The venerable Ladies’ Home Journal recently announced a noteworthy shift in its approach to content creation and distribution: beginning with the March 2012 issue, the readers will provide much of the content for the print magazine. Attributing this change to research on the magazine’s readers, LHJ editor-in-chief Sally Lee noted, “Usually content creation begins with an editor…we have content creation that begins with a reader.” The user-generated content will come from a magazine affiliate, DivineCaroline.com, which encourages users to submit their contributions with the chance of receiving payment. According to the site (which requires registration): “In addition to appearing here on Divine Caroline, your story could be published in Ladies’ Home Journal, one of the country’s most popular magazines! If your story is selected by LHJ editors, you may receive compensation for it. LHJ editors will be in touch with details if your story is selected.”
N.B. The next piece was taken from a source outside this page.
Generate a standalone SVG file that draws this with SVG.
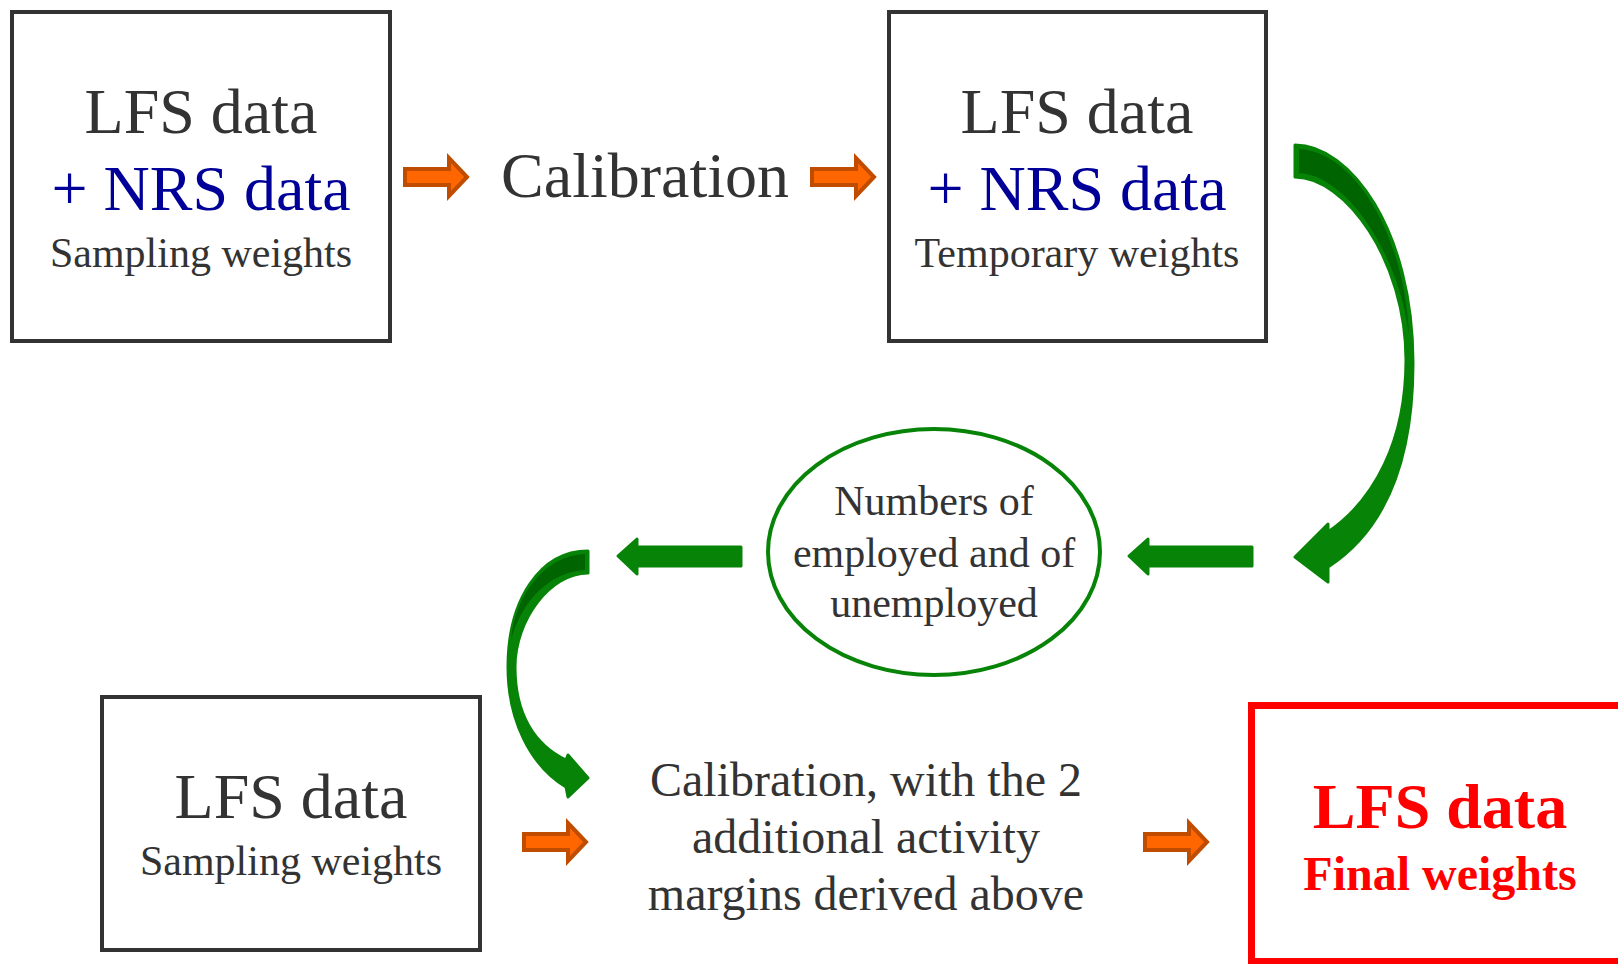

Given my interest in gendered sites of cultural production (especially women’s magazines), I’ve been trying to wrap my head around the stakes of this initiative—for the magazine’s professional editors and writers, for the (newly?) participatory audiences, and for print subscribers. Will this translate into a loss of jobs (the labor is surely much cheaper)? Do readers care if magazine fodder is pulled from a website? How different is the content from professional and nonprofessional contributors? And, finally, what does this mean for those of us trying to map the contours of media industries in light of transformed production and consumption circuits?
As myself and others have argued, issues of user-generated content and participatory media are usually framed as either empowering or exploitative. One on hand, contemporary audiences are afforded unprecedented access to the public vis-à-vis low-cost production and distribution technologies, ostensibly shifting structures of power in consumers’ favor.[i] At the same time, these individuals provide free labor and market research to traditional cultural producers. [ii] While the LHJ issue can be situated within this debate, I wonder if the pay model challenges this. Although I was unable to find exactly how much contributors receive, this marks a break with the non-compensatory system of many other blogs. Yet given that the magazine has the power to select (and non-select) stories, I don’t see much in the way of empowerment.
I am also struck by the historical and gendered contexts of this initiative. Histories of women’s magazines indicate that some of the earliest periodicals published the contributions of (female) readers. This was considered a way to give a woman’s voice to social and political issues. Will other women’s magazines return to this user-generated system of content? Will this strategy be deployed among other (non-women’s) titles–or is the gender of readers (and producers) central?
Although I just got my hands on a copy of the March issue, I’m curious about how these questions will play out and whether there is truly any challenge to traditional “producer” and “reader” categories.
Notes:
[i] Jenkins, Convergence Culture, 27
[ii] See, for example, Andrejevic, 2008; Turow, 2008; Zwick et al.
Sources:
Andrejevic, M. (2008). Watching television without pity: The productivity of online fans. Television and New Media, 9(1), 24-46.
Ballaster, R., Beetham, M., Frazer, E., & Hebron, S. (1991). Women’s worlds: Ideology, femininity and the women’s magazine. London: Macmillan.
Jenkins, H. (2006). Convergence culture: Where old and new media collide. New York: New York University Press.
Turow, J. (2006). Niche envy: Marketing discrimination in the digital age. Cambridge, MA: MIT Press.
Zwick, D., Bonsu, S., & Darmody, A. (2008). Putting consumers to work: Co-creation and new marketing governmentality. Journal of Consumer Culture, 8(2), 163-196.